Modern Day Storytellers and the Journalists Who Rely on Them
In today’s world, anyone can be a storyteller. All you need is to be in the right place at the right time with your smart phone handy. Thanks to social media, citizen journalism has begun to play a more important role in news reporting in today’s world. While journalists would love to be in several places at once so that they could cover every single story in their territory as it happens, that’s just not possible. Many times, they rely on user-generated content they come across on social media to inform them about what’s happening near them. While this information can prove to be extremely useful, it might leave journalists feeling overwhelmed, especially if they’re not sure if it’s true or don’t quite know how they should present it to their readers. Thankfully, this summer, Google has come to the rescue by releasing new tools, such as News Lab, YouTube Newswire, First Draft Coalition and Witness Media Lab, to help journalists navigate their way through user-generated content online so that they can use this information to aid in their storytelling efforts.
Google News Lab
In June, Google announced that it was launching News Lab, a site aimed at connecting journalists with programs, data and other resources to aid in their reporting. The site features a number of tools for newsrooms, including tutorials and best practices on how to use Google products in reporting. Journalists can develop their stories using Google’s research tools. Below, I’ve highlighted just a few.
- Google Reverse Image Search: helps you verify the accuracy of images you find online. Has this image been altered in any way shape or form? Google can help you get to the bottom of it.
- Google Public Data Explorer: helps aggregate datasets from trusted sources and gives you simple tools to create sophisticated visualizations. Many times, journalists know that they want to use data for a story they’re writing but just don’t know how. Google’s Public Data Explorer can help them strengthen their story.
- Google Alerts: allows you to set up custom alerts about the topics you’re most interested in so that you get notified when something happens right away
- Google News Archive: Google’s great at giving you the most recent and relevant stories about a particular topic, but did you know that you can also use it to search for historical articles? This tool is essential when trying to report on how a story unfolded over time.
News Lab is also home to a recently redesigned version of Google Trends that helps journalists get real-time data about anything and everything that’s going on. Find out what people are talking about online and discover how you can give it your own spin to stand out.
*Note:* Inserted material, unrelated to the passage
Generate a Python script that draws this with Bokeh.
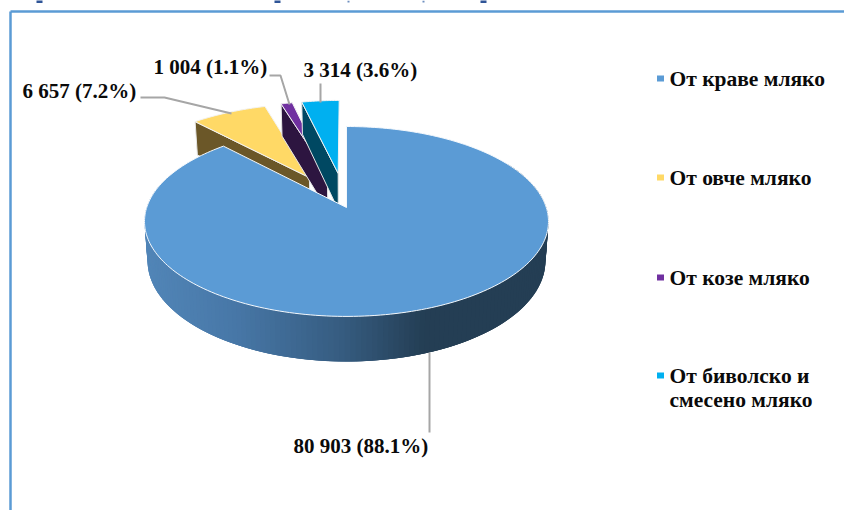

Numbers can often be overwhelming for journalists and their readers. That’s why it’s so important that they learn to utilize the power of this data to tell an engaging and socially shareable story.
Both Mashable and The Huffington Post have already utilized Google Trends to tell more effective stories using data.
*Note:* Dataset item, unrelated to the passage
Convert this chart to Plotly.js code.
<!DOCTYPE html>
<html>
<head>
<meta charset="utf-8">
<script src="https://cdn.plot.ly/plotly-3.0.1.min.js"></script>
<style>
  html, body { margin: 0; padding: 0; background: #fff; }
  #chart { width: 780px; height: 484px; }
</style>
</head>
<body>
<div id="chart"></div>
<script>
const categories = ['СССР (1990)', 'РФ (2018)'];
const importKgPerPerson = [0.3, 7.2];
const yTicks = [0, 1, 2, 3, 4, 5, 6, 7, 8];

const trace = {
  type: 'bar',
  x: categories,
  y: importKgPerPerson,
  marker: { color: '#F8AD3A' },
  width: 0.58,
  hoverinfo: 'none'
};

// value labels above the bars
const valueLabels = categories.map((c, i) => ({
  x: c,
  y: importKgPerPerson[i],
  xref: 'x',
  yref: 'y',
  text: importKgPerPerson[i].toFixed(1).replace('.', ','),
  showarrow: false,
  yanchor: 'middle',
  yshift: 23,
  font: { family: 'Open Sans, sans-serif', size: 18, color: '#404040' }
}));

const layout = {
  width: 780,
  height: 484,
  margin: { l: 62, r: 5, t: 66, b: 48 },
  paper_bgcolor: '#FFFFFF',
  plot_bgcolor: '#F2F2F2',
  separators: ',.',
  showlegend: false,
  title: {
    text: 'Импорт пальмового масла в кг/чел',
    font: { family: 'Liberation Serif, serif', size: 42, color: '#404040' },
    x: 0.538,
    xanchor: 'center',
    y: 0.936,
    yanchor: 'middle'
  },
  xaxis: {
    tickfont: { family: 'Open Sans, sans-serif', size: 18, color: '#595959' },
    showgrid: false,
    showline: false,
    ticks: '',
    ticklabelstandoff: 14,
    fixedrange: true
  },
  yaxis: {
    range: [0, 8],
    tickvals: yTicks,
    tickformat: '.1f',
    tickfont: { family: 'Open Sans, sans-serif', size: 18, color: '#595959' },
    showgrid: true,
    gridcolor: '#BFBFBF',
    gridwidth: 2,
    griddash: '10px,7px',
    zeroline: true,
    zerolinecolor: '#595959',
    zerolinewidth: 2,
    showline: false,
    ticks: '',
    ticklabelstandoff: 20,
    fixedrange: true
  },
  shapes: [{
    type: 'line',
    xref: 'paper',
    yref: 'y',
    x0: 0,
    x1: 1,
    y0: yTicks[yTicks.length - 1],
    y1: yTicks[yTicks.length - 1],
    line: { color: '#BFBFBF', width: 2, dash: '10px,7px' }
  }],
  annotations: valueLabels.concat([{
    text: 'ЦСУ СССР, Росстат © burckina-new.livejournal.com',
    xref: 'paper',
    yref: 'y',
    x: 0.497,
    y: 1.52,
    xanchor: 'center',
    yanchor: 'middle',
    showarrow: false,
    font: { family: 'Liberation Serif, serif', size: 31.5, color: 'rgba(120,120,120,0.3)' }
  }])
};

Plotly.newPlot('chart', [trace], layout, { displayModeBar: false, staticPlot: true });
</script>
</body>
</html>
In April, Mashable partnered with Google to publish a Google Trends map highlighting searches for “Nepal” and “help” in various languages during the first 48 hours after their devastating earthquake to illustrate the global efforts to help the area in need.
After the South Carolina shooting a few months back, The Huffington Post used Google Trends to look for the top questions asked around the events to further its analysis by answering them and providing more context.
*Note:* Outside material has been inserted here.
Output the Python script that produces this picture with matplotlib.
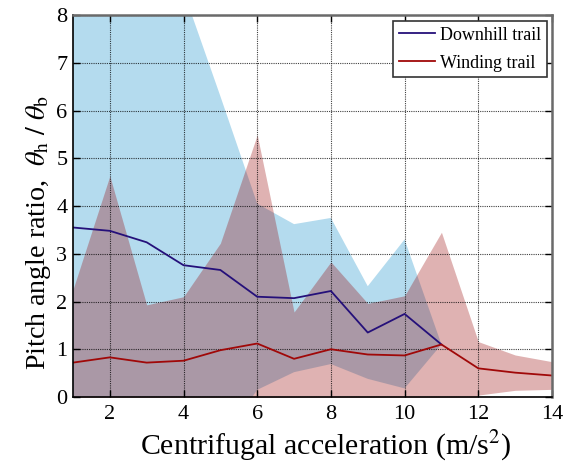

Also in June, YouTube, which is owned by Google, and Storyful announced that they were joining forces to launch YouTube Newswire. This channel serves as a resource for journalists looking for user-generated videos from around the world by highlighting newsworthy videos uploaded to YouTube that have been verified by Storyful. In today’s world run by citizen journalists, there’s a plethora of eyewitness videos and other user-generated content out there for the picking, but how do you know which ones are legitimate and accurate? That’s where Storyful comes in. It wants to help “journalists find stories worth telling amid the noise of social,” said Mark Little, Storyful’s founder and director of Innovation.
Just to give you an idea of how YouTube has evolved as a storytelling tool over the last four years, when Storyful and YouTube first began working together in 2011, 48 hours of videos were uploaded to the platform every minute. Now that number has reached 300 hours. It seems that Newswire has come at the perfect time then.
But Storyful’s role in Newswire is about more than just making it easy for journalists to get access to numerous, attention-grabbing eyewitness videos about a trending topic; rather, the organization’s value lies more so in the fact that it’s verifying the content that gets uploaded, making them “safe” for reporters who are trying to cover a story as accurately as possible while still trying to meet their deadline. The Storyful team has made sure that every video on YouTube Newswire goes through an extensive verification process that ensures the date, location and source are correctly identified. That, right there, is a HUGE help to journalists.
First Draft Coalition & Witness Media Lab
Along with Newswire, YouTube announced another new service called First Draft Coalition, which will provide journalists with practical and ethical advice and guidance for handling eyewitness media. Ethics and journalism go hand in hand…at least, they should. Knowing which content is OK to publish and which is questionable is key to being an ethical reporter in today’s world.
This summer, Google also launched the WITNESS Media Lab in partnership with WITNESS, a non-profit group that trains non-journalists in how to report on injustice and human-rights violations around the world. For its first two months, the lab is examining the impact of video in documenting police misconduct in the U.S. and its role in achieving justice and accountability. It is also developing a series of solutions to ensure that footage taken by average citizens can serve as an effective tool for justice.
Google’s ability to recognize when it needs to step in to fill the gap has served as a huge help to today’s journalists. With social media, and the web as a whole, being filled with a constant stream of user-generated content, it’s important that journalists know what content they should be using and which tools they should be relying on for assistance. Thankfully, Google has made this all possible. I don’t think there’s anyone else out there that can look out for journalists as well as Google can. Do you?